Vatican reprimand sends American nun's book up bestseller lists

USA - Authors are known to seek out glowing blurbs to help sell books, but they might consider courting a Vatican reprimand instead.

After the Vatican’s doctrinal watchdog condemned an American nun for a book she wrote on human sexuality this week, the book shot up Amazon.com’s bestseller list, becoming the #1 best selling religious studies book by Tuesday.

On Wednesday , Sister Margaret A. Farley's "Just Love: A Framework for Christian Sexual Ethics," was the #16 best-selling book on Amazon overall, just ahead of Laura Hillenbrand’s “Unbroken: A World War II Story of Survival, Resilience, and Redemption,” which has been on Amazon's bestseller list for well over a year.

Farley's book has been on the list for three days. The Washington Post reported that the book was #142,982 on Amazon as recently as Monday.

That was the day the Vatican revealed its censure of Sister Margaret A. Farley, who teaches at Yale Divinity School, over her 2006 book, which the church said is out of step with official church teaching on human sexuality, including masturbation and homosexuality.

“Masturbation is an intrinsically and gravely disordered action,” the church said in a statement Monday that went on to characterize “homosexual acts” as “acts of grave depravity.”

The reprimand warned church officials not to use Farley’s book, raising eyebrows in Catholic circles because she is one of the country’s most respected female Catholic theologians.

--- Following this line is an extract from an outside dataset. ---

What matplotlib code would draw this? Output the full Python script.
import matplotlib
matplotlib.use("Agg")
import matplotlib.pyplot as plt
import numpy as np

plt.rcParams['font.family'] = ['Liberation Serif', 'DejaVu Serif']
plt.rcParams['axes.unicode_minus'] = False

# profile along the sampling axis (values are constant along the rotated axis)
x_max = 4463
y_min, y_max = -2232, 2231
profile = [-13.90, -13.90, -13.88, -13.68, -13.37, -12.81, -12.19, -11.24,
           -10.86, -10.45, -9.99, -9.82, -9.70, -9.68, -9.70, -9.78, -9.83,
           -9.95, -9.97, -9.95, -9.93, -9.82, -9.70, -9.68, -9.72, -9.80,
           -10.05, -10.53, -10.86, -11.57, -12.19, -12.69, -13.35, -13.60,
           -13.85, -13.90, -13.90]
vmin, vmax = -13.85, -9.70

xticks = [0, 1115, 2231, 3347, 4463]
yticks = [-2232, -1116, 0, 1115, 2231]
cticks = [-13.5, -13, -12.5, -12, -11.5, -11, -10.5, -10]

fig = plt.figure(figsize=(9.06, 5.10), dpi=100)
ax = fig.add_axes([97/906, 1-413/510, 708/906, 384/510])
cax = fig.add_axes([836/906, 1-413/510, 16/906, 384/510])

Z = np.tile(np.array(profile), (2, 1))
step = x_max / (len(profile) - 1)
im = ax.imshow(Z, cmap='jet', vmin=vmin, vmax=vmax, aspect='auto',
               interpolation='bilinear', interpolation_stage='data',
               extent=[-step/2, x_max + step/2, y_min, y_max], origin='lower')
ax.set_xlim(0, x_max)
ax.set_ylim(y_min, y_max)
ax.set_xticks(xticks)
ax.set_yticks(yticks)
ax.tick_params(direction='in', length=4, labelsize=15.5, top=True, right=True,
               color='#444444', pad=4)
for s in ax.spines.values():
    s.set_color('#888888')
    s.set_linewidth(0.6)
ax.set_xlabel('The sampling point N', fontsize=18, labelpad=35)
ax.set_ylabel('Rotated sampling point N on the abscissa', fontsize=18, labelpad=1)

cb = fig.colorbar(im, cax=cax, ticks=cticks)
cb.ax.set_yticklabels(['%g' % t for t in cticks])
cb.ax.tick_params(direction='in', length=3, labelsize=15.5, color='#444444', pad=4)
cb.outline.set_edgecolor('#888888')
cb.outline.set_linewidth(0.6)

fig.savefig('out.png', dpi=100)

In a statement, Farley defended her work, saying it was not meant as an official church teaching.

Farley said she feared the Vatican “misrepresents (perhaps unwittingly) the aims of my work and the nature of it as a proposal that might be in service of, not against, the church and its faithful people.”

Her censure came days after the leadership that represents most American nuns concluded a meeting in Washington to devise a response to an April Vatican assessment that accused the nuns of promoting “radical feminism.”

Taken together, the Vatican critiques signal an attempt to reign in America’s nuns, a community that the Holy See believes has drifted away from church teaching.

“The Vatican believes that there is a climate of dissent in some quarters of the women’s religious life in America,” said John Allen, CNN’s Vatican analyst. “They are trying to deal with that, and both these developments speak to that.”